- Country: Bhutan
- District: Bumthang District

= Prakhar =

Prakhar is a village in the Bumthang District of Bhutan. Located within the Chhume valley in Central Bhutan, the village is notable for its annual festivals and architecture, including a 16th-century temple and palace known as the Prakhar Ngatsang.

== Description ==
Prakhar is located within the Kingdom of Bhutan. The village falls under the administration of the Bumthang District, one of the 20 Dzongkhags which make up Bhutan. Parkar was at one point part of the Kingdom of Bumthang, which controlled much of the modern-day district of the same name.

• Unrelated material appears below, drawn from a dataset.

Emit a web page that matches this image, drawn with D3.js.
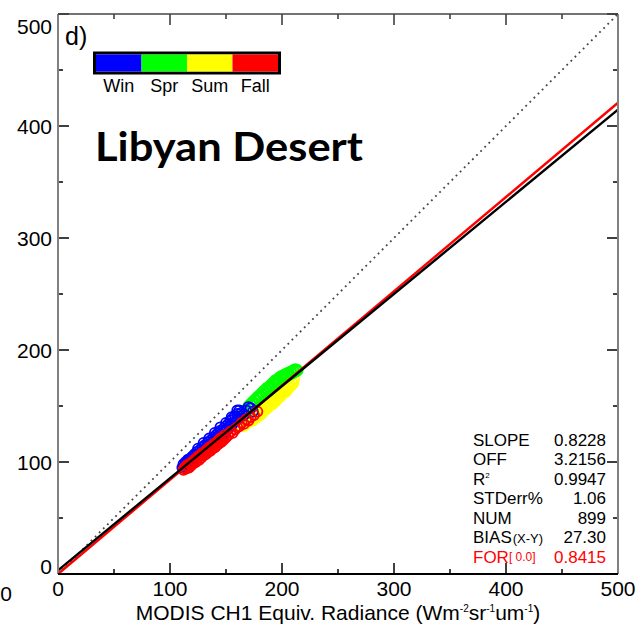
<!DOCTYPE html>
<html>
<head>
<meta charset="utf-8">
<script src="https://cdn.jsdelivr.net/npm/d3@7"></script>
<style>
  body { margin: 0; background: #fff; }
  text { font-family: "Liberation Sans", Arial, sans-serif; }
</style>
</head>
<body>
<div id="chart"></div>
<script>
// values (radiances, Wm-2 sr-1 um-1)
const winPts = [[111,95],[112,98],[113,96],[114,100],[115,99],[116,102],[117,98],[118,103],[119,101],[120,105],
  [121,103],[122,107],[123,104],[124,109],[125,107],[126,106],[127,111],[128,109],[129,113],[130,111],
  [131,115],[132,113],[133,112],[134,118],[135,116],[136,115],[137,120],[138,118],[139,122],[140,120],
  [141,124],[142,121],[143,126],[144,123],[145,128],[146,125],[147,124],[148,130],[149,128],[150,132],
  [151,129],[152,134],[153,131],[154,137],[155,133],[156,139],[157,135],[158,141],[159,137],[160,143],
  [161,139],[162,146],[163,141],[164,144],[166,142],[168,146],[170,149],[172,148],[174,145],
  [125,112],[130,117],[135,121],[140,126],[145,131],[150,135],[155,140],[160,146]];
const sprPts = [[160,138],[162,140],[163,143],[165,141],[166,145],[167,143],[168,147],[169,146],[170,150],[171,148],
  [172,152],[173,150],[174,154],[175,152],[176,156],[177,155],[178,158],[179,157],[180,160],[181,158],
  [182,162],[183,160],[184,164],[185,162],[186,166],[187,164],[188,167],[189,166],[190,169],[191,167],
  [192,171],[193,169],[194,173],[195,171],[196,174],[197,172],[198,176],[199,174],[200,177],[201,175],
  [202,178],[203,176],[204,179],[205,177],[206,180],[207,178],[208,181],[209,179],[210,182],[211,180],
  [212,183],[213,181],[214,182]];
const sumPts = [[163,133],[165,136],[166,132],[168,137],[169,135],[170,139],[171,136],[172,138],[173,141],[174,137],
  [175,142],[176,139],[177,143],[178,140],[179,145],[180,142],[181,147],[182,143],[183,148],[184,146],
  [185,150],[186,147],[187,152],[188,149],[189,153],[190,151],[191,155],[192,152],[193,157],[194,154],
  [195,159],[196,156],[197,161],[198,158],[199,162],[200,160],[201,164],[202,162],[203,166],[204,163],
  [205,168],[206,166],[207,170],[208,168],[209,172],[210,170],[211,174]];
const fallPts = [[112,93],[113,95],[114,94],[115,97],[116,96],[117,95],[118,99],[119,97],[120,100],[121,99],
  [122,102],[123,100],[124,103],[125,105],[126,102],[127,106],[128,104],[129,108],[130,106],[131,109],
  [132,107],[133,111],[134,109],[135,113],[136,110],[137,114],[138,112],[139,116],[140,113],[141,117],
  [142,115],[143,119],[144,117],[145,121],[146,118],[147,122],[148,120],[149,124],[150,122],[152,124],
  [154,127],[156,126],[158,129],[160,131],[162,132],[164,135],[166,134],[168,138],[170,137],[172,140],
  [175,142],[178,145]];

const seasons = ["Win", "Spr", "Sum", "Fall"];
const seasonColors = ["#0000ff", "#00ff00", "#ffff00", "#ff0000"];
const ticksMajor = [0, 100, 200, 300, 400, 500];
const ticksAll = [0, 50, 100, 150, 200, 250, 300, 350, 400, 450, 500];

const fit = {slope: 0.8228, off: 3.2156};
const forced = {slope: 0.8415};
const statNames = ["SLOPE", "OFF", "R", "STDerr%", "NUM", "BIAS", "FOR"];
const statValues = ["0.8228", "3.2156", "0.9947", "1.06", "899", "27.30", "0.8415"];

const margin = {top: 14, right: 23, bottom: 56, left: 58},
      width = 641 - margin.left - margin.right,
      height = 630 - margin.top - margin.bottom;

const root = d3.select("#chart")
               .append("svg")
               .attr("width", 641)
               .attr("height", 630);

const svg = root.append("g")
                .attr("transform", "translate(" + margin.left + "," + margin.top + ")");

const x = d3.scaleLinear().domain([0, 500]).range([0, width]);
const y = d3.scaleLinear().domain([0, 500]).range([height, 0]);

// scatter, summer and spring underneath
const drawPts = (pts, col) => {
  svg.append("g")
     .selectAll("circle")
     .data(pts)
     .enter()
     .append("circle")
     .attr("cx", d => x(d[0]))
     .attr("cy", d => y(d[1]))
     .attr("r", 5)
     .attr("fill", "none")
     .attr("stroke", col)
     .attr("stroke-width", 1.8);
};
drawPts(sumPts, seasonColors[2]);
drawPts(sprPts, seasonColors[1]);
drawPts(winPts, seasonColors[0]);
drawPts(fallPts, seasonColors[3]);

// 1:1 line
svg.append("line")
   .attr("x1", x(0)).attr("y1", y(0))
   .attr("x2", x(500)).attr("y2", y(500))
   .attr("stroke", "#444")
   .attr("stroke-width", 1.8)
   .attr("stroke-dasharray", "1.8,4");

// fits
svg.append("line")
   .attr("x1", x(0)).attr("y1", y(0))
   .attr("x2", x(500)).attr("y2", y(forced.slope * 500))
   .attr("stroke", "#ff0000")
   .attr("stroke-width", 2.4);
svg.append("line")
   .attr("x1", x(0)).attr("y1", y(fit.off))
   .attr("x2", x(500)).attr("y2", y(fit.slope * 500 + fit.off))
   .attr("stroke", "#000")
   .attr("stroke-width", 2.4);

// axes: ticks all point inward
const tickLen = d => (d % 100 === 0 ? 11 : 5);

const axisG = (cls, tf) => svg.append("g").attr("class", cls).attr("transform", tf);

const gLeft = axisG("yl", "translate(0,0)");
gLeft.selectAll("line").data(ticksAll).enter().append("line")
     .attr("x1", 0).attr("x2", d => tickLen(d))
     .attr("y1", d => y(d)).attr("y2", d => y(d))
     .attr("stroke", "#000").attr("stroke-width", 1.5);
gLeft.selectAll("text").data(ticksMajor).enter().append("text")
     .attr("x", -6)
     .attr("y", d => y(d))
     .attr("dy", d => d === 500 ? "0.95em" : d === 0 ? "-0.02em" : "0.36em")
     .attr("text-anchor", "end")
     .style("font-size", "21px")
     .text(d => d);

const gRight = axisG("yr", "translate(" + width + ",0)");
gRight.selectAll("line").data(ticksAll).enter().append("line")
      .attr("x1", 0).attr("x2", d => -tickLen(d))
      .attr("y1", d => y(d)).attr("y2", d => y(d))
      .attr("stroke", "#000").attr("stroke-width", 1.5);

const gTop = axisG("xt", "translate(0,0)");
gTop.selectAll("line").data(ticksAll).enter().append("line")
    .attr("y1", 0).attr("y2", d => tickLen(d))
    .attr("x1", d => x(d)).attr("x2", d => x(d))
    .attr("stroke", "#333").attr("stroke-width", 1.5);

const gBot = axisG("xb", "translate(0," + height + ")");
gBot.selectAll("line").data(ticksAll).enter().append("line")
    .attr("y1", 0).attr("y2", d => -tickLen(d))
    .attr("x1", d => x(d)).attr("x2", d => x(d))
    .attr("stroke", "#000").attr("stroke-width", 1.5);
gBot.selectAll("text").data(ticksMajor).enter().append("text")
    .attr("x", d => x(d))
    .attr("y", 22)
    .attr("text-anchor", "middle")
    .style("font-size", "21px")
    .text(d => d);

// frame
svg.append("line").attr("x1", 0).attr("x2", 0).attr("y1", 0).attr("y2", height)
   .attr("stroke", "#808080").attr("stroke-width", 2);
svg.append("line").attr("x1", width).attr("x2", width).attr("y1", 0).attr("y2", height)
   .attr("stroke", "#808080").attr("stroke-width", 2);
svg.append("line").attr("x1", 0).attr("x2", width).attr("y1", 0).attr("y2", 0)
   .attr("stroke", "#444").attr("stroke-width", 1.5);
svg.append("line").attr("x1", 0).attr("x2", width).attr("y1", height).attr("y2", height)
   .attr("stroke", "#000").attr("stroke-width", 2);

// x title
const xt = root.append("text")
               .attr("x", margin.left + width / 2)
               .attr("y", 620)
               .attr("text-anchor", "middle")
               .style("font-size", "21px");
xt.append("tspan").text("MODIS CH1 Equiv. Radiance (Wm");
xt.append("tspan").attr("dy", -8).style("font-size", "10px").text("-2");
xt.append("tspan").attr("dy", 8).text("sr");
xt.append("tspan").attr("dy", -8).style("font-size", "10px").text("-1");
xt.append("tspan").attr("dy", 8).text("um");
xt.append("tspan").attr("dy", -8).style("font-size", "10px").text("-1");
xt.append("tspan").attr("dy", 8).text(")");

// stray label from neighbour panel
root.append("text").attr("x", 6).attr("y", 601).attr("text-anchor", "middle")
    .style("font-size", "21px").text("0");

// panel letter and site name
root.append("text").attr("x", 65).attr("y", 45).style("font-size", "25px").text("d)");
root.append("text")
    .attr("x", 95).attr("y", 161)
    .attr("textLength", 268).attr("lengthAdjust", "spacingAndGlyphs")
    .style("font-family", "Lato, 'Open Sans', sans-serif")
    .style("font-weight", "bold")
    .style("font-size", "40px")
    .text("Libyan Desert");

// season colour bar
const lx = d3.scaleBand().domain(seasons).range([96, 278]);
root.append("rect").attr("x", 94.5).attr("y", 53).attr("width", 185).attr("height", 20)
    .attr("fill", "none").attr("stroke", "#000").attr("stroke-width", 3);
root.selectAll(".seg")
    .data(seasons)
    .enter()
    .append("rect")
    .attr("class", "seg")
    .attr("x", d => lx(d))
    .attr("y", 54.5)
    .attr("width", lx.bandwidth())
    .attr("height", 17)
    .attr("fill", (d, i) => seasonColors[i]);
root.selectAll(".seglab")
    .data(seasons)
    .enter()
    .append("text")
    .attr("class", "seglab")
    .attr("x", d => lx(d) + lx.bandwidth() / 2)
    .attr("y", 92)
    .attr("text-anchor", "middle")
    .style("font-size", "18px")
    .text(d => d);

// stats block
const rowY = d3.scaleLinear().domain([0, 6]).range([446, 562.5]);
const stats = root.append("g");
statNames.forEach((n, i) => {
  const col = i === 6 ? "#ff0000" : "#000";
  const t = stats.append("text")
                 .attr("x", 473).attr("y", rowY(i))
                 .attr("fill", col)
                 .style("font-size", "17px");
  t.append("tspan").text(n);
  if (n === "R") t.append("tspan").attr("dy", -7).style("font-size", "8px").text("2");
  if (n === "BIAS") t.append("tspan").attr("dx", 1).style("font-size", "13px").text("(X-Y)");
  if (n === "FOR") t.append("tspan").attr("dy", -2).style("font-size", "12px").text("[ 0.0]");
  stats.append("text")
       .attr("x", 606).attr("y", rowY(i))
       .attr("text-anchor", "end")
       .attr("fill", col)
       .style("font-size", "17px")
       .text(statValues[i]);
});
</script>
</body>
</html>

The village has existed since at least the 16th century. Due to Prakhar's location near the meeting of two mountain streams, the village became a hub for commerce in the sparsely populated Chhume valley. Several stone homes were built, and over the centuries these became the primary structures used by the town.

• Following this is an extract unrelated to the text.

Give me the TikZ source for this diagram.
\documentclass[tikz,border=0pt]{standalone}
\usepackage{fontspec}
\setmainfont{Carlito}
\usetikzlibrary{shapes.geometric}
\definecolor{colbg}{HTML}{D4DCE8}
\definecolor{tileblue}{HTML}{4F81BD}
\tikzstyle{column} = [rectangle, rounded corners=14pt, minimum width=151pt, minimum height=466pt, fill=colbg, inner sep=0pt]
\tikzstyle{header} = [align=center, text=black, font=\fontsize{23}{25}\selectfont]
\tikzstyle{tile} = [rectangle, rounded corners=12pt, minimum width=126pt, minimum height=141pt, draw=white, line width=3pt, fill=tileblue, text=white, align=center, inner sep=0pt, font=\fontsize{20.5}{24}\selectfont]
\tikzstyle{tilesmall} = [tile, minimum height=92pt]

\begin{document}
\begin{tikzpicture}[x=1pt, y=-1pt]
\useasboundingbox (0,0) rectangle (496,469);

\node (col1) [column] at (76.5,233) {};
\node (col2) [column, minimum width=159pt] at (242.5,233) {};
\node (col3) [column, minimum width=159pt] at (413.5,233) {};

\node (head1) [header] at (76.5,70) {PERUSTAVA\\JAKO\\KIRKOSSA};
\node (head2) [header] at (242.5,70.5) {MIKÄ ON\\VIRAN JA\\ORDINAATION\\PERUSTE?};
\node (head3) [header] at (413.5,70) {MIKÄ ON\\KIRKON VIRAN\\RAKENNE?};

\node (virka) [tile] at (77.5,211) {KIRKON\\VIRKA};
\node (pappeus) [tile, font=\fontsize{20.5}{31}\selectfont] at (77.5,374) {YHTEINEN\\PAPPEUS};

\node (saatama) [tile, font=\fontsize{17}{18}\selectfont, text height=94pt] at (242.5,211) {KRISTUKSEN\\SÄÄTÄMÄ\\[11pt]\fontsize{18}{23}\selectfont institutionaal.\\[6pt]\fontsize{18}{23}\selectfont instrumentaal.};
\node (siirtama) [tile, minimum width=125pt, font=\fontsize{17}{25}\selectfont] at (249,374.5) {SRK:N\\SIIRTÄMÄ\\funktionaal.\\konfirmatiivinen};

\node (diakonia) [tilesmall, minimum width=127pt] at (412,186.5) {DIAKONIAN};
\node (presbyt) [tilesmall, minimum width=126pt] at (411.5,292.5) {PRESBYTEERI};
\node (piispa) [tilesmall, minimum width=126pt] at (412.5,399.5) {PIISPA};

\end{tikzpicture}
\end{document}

=== Notable structures ===
In the 16th century, a man known as Tenpe Nyima reportedly received a vision telling him to build a temple in the Chummei valley. Nyima, who was the grandson of the Buddhist saint Pema Lingpa, noted that his vision had specified that the temple should be built at a place where two streams met by a black road; this description led to Nyima beginning to build a three-story temple in Parkhar, a small village that matched the one he had seen in his dream. According to legend, Nyima worked on his temple during the day, and yet construction mysteriously continued during the night. Local villagers reported that white monkeys were seen building the temple during the night, leading to the temple being named the Prakhar Ngatshang, or "Palace of the White Monkeys".

The modern-day Prakhar Ngatshang is made up of two buildings. The original, 16th century temple built by Nyima is known as the Zha khakhang, and contains art depicting Pema Lingpa. In the 1930s, a second, larger and more extravagant temple was built by one the local rulers of the valley, Dasho Gonpo Dorji. Dorji was himself a descendant of both Nyima and Lingpa. The building he built is known as the ngatshang and contains two temples.

Nyimalung Monastery, which is located near the village, was also built by Dorji in the 1930s.